| Items from a dataset |
• • •

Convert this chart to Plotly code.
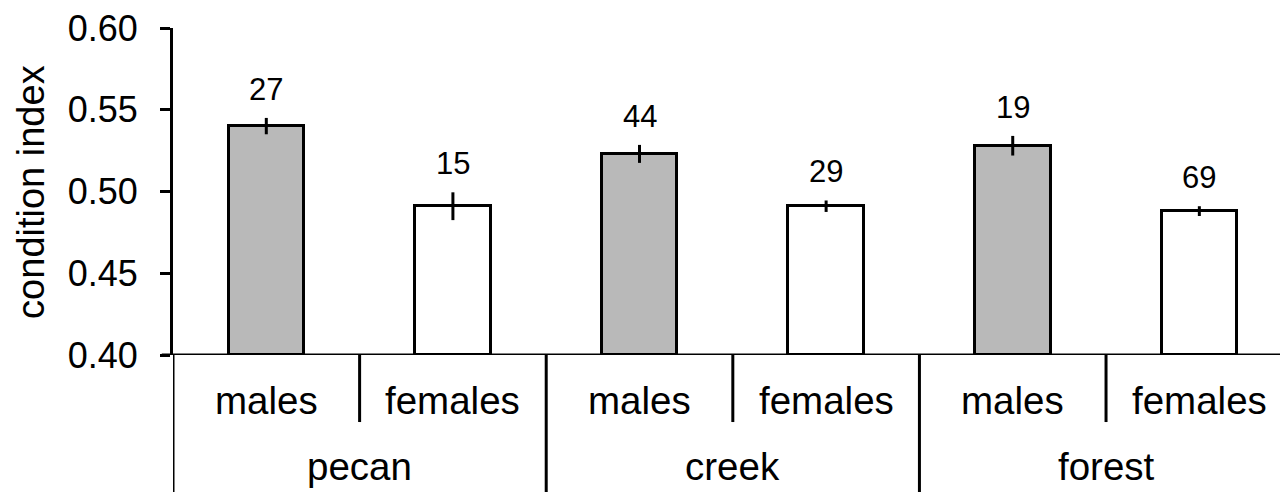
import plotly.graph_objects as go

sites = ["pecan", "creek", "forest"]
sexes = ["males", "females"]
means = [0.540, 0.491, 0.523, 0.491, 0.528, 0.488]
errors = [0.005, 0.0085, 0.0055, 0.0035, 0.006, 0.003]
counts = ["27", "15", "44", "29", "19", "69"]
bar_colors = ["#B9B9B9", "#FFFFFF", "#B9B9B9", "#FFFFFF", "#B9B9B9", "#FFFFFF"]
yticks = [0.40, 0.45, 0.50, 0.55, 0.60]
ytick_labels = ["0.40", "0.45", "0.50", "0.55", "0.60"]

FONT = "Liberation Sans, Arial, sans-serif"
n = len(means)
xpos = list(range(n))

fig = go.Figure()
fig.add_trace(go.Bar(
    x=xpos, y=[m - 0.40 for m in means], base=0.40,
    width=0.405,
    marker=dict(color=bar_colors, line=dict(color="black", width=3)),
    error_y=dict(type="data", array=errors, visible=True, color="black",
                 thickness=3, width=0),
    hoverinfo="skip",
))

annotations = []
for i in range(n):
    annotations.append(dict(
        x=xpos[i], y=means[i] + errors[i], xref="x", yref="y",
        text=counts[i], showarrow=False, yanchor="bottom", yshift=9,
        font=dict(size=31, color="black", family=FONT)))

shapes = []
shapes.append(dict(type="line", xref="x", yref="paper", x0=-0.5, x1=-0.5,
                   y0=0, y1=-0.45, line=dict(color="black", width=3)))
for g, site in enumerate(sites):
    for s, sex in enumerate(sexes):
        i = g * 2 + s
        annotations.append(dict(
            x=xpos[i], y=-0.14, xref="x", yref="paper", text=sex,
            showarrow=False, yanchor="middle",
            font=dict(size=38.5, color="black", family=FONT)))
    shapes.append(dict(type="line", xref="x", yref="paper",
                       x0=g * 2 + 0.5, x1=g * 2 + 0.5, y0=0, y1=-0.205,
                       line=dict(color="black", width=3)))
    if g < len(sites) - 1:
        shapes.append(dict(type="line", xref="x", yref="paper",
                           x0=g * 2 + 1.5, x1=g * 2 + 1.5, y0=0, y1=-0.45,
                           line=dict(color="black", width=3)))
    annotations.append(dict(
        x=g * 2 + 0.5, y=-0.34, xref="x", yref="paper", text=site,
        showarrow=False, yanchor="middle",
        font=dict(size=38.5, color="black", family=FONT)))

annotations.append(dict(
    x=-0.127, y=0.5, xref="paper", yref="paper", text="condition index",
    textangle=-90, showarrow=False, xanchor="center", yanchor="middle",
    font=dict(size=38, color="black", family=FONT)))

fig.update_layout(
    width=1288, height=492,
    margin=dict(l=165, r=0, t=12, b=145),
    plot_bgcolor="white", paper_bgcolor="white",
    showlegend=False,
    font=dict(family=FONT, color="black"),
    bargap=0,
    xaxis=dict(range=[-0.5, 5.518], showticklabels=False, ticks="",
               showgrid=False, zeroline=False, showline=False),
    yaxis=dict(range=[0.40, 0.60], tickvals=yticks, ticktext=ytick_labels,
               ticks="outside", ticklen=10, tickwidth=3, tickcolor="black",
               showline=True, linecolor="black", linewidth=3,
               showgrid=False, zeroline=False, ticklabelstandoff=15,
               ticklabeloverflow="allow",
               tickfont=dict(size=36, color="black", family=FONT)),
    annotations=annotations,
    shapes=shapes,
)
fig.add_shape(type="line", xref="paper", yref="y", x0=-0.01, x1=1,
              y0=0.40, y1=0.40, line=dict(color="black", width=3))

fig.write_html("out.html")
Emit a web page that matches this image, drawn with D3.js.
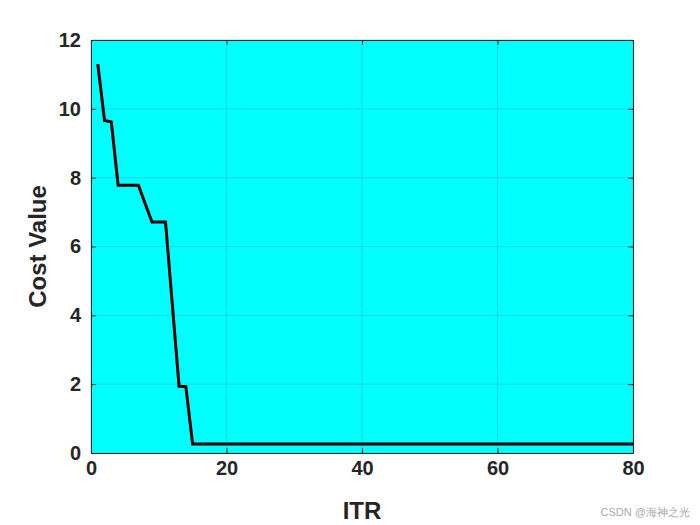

• • •

| Written exercise |
Without the pictures, repeat the entries above line by line, from the first through the one that contains "xpos = list(range(n))", both ends included.

| Finished task |
Convert this chart to Plotly code.
import plotly.graph_objects as go

sites = ["pecan", "creek", "forest"]
sexes = ["males", "females"]
means = [0.540, 0.491, 0.523, 0.491, 0.528, 0.488]
errors = [0.005, 0.0085, 0.0055, 0.0035, 0.006, 0.003]
counts = ["27", "15", "44", "29", "19", "69"]
bar_colors = ["#B9B9B9", "#FFFFFF", "#B9B9B9", "#FFFFFF", "#B9B9B9", "#FFFFFF"]
yticks = [0.40, 0.45, 0.50, 0.55, 0.60]
ytick_labels = ["0.40", "0.45", "0.50", "0.55", "0.60"]

FONT = "Liberation Sans, Arial, sans-serif"
n = len(means)
xpos = list(range(n))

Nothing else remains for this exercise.